- _SHORT EXERCISE_
For each line that holds "matplotlib", copy the line out.

- _RECORDED INFORMATION_
◇ ◇ ◇
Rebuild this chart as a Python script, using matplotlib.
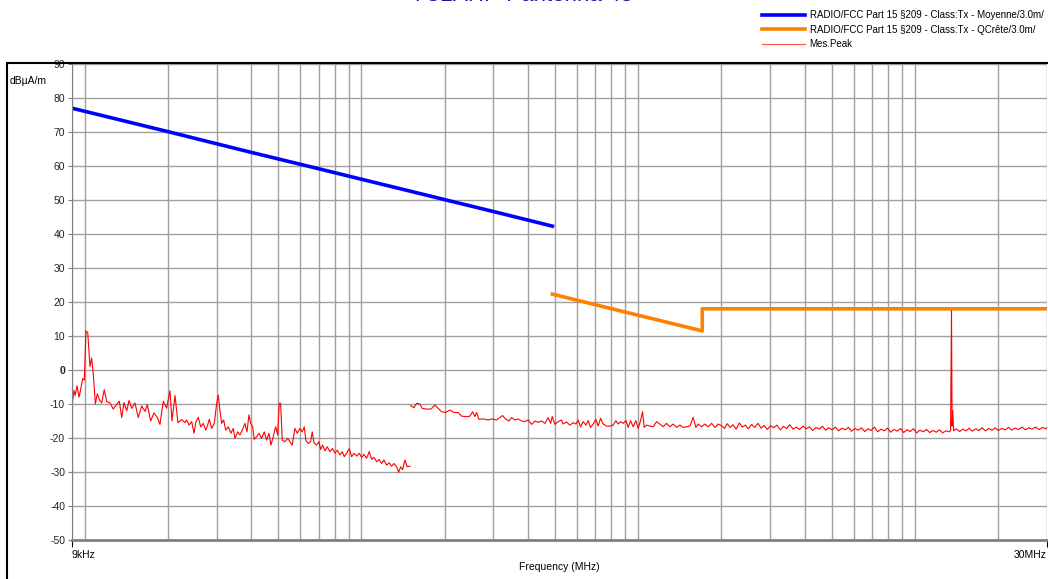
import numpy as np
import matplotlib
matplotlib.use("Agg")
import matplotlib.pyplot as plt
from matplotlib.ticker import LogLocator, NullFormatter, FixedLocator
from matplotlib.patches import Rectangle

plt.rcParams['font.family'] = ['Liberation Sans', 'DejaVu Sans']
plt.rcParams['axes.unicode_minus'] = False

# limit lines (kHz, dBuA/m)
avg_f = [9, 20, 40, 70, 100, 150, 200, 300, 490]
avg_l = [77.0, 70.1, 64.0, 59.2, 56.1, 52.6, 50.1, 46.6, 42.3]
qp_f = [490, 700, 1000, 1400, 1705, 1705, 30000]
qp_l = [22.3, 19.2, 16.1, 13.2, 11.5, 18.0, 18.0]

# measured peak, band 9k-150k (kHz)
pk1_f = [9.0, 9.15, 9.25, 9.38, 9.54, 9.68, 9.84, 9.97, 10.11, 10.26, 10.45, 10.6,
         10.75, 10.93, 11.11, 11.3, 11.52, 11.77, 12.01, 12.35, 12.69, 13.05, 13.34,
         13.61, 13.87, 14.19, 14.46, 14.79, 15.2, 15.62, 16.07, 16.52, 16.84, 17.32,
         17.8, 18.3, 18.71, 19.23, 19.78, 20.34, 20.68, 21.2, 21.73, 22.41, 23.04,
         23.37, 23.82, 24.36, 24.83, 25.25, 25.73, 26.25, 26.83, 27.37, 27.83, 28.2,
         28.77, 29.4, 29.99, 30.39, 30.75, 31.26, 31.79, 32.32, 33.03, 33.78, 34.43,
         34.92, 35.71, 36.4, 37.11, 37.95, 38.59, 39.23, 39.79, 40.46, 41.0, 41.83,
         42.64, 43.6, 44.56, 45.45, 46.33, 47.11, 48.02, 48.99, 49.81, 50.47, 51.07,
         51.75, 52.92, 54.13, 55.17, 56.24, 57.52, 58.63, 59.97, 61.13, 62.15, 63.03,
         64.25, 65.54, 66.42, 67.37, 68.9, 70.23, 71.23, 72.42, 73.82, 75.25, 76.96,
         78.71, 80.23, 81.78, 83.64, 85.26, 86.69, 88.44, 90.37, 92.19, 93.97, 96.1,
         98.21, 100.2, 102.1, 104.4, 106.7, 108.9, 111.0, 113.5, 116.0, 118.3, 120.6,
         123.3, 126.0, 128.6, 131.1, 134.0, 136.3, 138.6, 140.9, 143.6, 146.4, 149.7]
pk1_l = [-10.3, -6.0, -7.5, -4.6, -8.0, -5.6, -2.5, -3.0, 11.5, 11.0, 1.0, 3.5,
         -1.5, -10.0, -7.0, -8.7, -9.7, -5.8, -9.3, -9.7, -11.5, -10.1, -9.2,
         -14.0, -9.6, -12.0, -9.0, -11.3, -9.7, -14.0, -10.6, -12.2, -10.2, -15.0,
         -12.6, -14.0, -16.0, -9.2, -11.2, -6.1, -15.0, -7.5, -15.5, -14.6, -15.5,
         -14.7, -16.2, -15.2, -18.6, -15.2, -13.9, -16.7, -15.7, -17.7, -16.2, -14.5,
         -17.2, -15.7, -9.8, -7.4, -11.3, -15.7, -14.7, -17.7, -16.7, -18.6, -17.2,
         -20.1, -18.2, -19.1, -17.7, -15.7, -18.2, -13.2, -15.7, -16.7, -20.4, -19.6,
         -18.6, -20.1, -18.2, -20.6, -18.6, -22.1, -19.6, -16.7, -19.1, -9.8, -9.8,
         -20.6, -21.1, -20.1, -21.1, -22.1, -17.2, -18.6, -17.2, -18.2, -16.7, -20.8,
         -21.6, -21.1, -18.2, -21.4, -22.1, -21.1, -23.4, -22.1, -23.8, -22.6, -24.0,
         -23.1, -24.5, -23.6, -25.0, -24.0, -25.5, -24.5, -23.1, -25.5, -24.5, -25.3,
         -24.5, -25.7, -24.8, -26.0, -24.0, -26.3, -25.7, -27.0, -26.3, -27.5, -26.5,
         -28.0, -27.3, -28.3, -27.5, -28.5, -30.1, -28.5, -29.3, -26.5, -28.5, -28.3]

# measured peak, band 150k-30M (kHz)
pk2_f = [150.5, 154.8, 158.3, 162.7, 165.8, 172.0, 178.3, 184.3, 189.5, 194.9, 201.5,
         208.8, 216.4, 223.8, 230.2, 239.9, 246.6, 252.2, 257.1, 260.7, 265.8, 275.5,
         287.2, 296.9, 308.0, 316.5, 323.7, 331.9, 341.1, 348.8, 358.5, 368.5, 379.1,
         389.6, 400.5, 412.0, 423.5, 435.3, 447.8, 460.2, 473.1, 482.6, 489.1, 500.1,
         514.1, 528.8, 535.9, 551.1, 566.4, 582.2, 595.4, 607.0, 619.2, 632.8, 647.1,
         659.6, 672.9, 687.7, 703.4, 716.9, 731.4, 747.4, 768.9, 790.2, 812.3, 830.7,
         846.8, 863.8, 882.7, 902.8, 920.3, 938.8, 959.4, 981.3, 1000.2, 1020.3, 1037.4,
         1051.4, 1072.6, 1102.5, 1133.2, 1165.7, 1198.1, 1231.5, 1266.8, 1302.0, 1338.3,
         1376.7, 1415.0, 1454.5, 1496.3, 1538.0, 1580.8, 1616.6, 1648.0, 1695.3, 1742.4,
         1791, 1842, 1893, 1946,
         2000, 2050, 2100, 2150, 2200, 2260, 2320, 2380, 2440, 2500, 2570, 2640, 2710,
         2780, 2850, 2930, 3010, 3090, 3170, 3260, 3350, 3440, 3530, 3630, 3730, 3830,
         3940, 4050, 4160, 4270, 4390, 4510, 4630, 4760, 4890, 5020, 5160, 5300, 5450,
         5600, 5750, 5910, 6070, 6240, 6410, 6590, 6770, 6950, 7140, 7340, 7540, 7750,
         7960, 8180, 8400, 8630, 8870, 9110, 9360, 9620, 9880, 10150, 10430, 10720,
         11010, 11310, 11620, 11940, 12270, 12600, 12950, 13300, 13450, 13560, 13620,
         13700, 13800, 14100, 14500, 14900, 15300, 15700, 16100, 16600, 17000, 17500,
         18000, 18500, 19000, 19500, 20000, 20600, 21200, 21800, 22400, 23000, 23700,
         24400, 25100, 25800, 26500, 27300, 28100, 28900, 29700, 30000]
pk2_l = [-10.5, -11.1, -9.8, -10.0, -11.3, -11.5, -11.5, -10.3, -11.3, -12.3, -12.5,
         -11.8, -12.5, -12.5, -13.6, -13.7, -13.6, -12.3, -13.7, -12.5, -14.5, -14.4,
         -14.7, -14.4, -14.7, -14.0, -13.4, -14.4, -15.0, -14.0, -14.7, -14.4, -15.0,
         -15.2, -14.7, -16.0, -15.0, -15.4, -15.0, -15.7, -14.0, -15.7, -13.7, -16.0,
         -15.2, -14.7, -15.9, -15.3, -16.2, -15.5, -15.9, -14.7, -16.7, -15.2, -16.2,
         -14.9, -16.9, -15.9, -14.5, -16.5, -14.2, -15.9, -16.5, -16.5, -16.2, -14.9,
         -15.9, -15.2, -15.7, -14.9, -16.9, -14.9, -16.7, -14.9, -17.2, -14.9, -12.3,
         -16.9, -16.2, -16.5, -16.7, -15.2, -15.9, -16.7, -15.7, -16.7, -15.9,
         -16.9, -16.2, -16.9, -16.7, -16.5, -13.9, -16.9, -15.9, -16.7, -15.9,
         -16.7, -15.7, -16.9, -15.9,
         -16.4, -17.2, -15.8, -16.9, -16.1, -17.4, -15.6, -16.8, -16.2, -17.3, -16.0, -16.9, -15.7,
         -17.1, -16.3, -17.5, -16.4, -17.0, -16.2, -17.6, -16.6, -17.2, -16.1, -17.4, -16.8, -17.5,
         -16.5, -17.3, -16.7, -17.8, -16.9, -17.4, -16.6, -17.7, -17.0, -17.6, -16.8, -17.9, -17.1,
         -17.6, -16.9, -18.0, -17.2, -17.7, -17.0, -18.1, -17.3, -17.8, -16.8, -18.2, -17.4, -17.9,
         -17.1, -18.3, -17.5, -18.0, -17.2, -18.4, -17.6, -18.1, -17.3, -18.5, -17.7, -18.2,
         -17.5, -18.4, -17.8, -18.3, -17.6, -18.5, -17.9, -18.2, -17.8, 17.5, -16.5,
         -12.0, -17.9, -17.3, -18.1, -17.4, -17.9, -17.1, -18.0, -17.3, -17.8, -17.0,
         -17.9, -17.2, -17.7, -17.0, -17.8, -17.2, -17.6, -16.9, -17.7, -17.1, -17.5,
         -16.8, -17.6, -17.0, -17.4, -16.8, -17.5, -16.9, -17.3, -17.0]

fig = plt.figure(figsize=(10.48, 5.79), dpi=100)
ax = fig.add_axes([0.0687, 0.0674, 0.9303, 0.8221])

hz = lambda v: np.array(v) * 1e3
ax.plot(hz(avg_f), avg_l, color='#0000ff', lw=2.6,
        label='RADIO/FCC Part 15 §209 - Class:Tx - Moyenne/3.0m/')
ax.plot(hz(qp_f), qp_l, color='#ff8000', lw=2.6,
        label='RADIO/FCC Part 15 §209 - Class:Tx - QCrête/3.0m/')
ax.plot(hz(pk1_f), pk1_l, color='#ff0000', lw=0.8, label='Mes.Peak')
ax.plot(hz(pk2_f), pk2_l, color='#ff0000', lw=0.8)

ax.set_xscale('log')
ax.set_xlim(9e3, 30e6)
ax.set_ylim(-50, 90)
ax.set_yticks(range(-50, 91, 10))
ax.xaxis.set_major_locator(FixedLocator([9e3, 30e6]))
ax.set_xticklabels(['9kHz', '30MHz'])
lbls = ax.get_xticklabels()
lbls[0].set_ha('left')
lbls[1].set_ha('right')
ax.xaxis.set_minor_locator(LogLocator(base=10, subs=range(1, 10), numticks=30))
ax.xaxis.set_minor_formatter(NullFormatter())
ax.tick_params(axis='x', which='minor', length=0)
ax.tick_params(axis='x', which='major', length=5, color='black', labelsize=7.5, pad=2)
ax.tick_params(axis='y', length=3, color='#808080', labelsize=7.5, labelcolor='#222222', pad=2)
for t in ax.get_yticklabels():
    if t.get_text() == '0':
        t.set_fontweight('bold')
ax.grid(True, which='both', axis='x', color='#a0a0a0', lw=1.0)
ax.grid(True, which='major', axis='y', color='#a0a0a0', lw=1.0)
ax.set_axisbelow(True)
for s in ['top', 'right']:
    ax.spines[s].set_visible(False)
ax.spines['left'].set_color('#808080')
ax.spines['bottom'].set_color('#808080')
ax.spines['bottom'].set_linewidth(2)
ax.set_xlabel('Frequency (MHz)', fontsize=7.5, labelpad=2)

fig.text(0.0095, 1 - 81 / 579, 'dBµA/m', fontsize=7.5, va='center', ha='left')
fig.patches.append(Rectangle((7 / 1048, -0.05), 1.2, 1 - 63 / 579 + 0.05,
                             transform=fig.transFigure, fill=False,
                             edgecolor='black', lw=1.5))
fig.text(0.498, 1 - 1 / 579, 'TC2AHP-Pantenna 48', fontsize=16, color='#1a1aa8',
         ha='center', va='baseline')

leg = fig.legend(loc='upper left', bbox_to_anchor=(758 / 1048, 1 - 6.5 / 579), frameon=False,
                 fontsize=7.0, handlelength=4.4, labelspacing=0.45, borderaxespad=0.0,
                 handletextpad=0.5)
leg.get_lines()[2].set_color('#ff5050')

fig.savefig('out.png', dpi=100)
◇ ◇ ◇
- _TASK RESULT_
Rebuild this chart as a Python script, using matplotlib.
import matplotlib
matplotlib.use("Agg")
import matplotlib.pyplot as plt
from matplotlib.ticker import LogLocator, NullFormatter, FixedLocator
from matplotlib.patches import Rectangle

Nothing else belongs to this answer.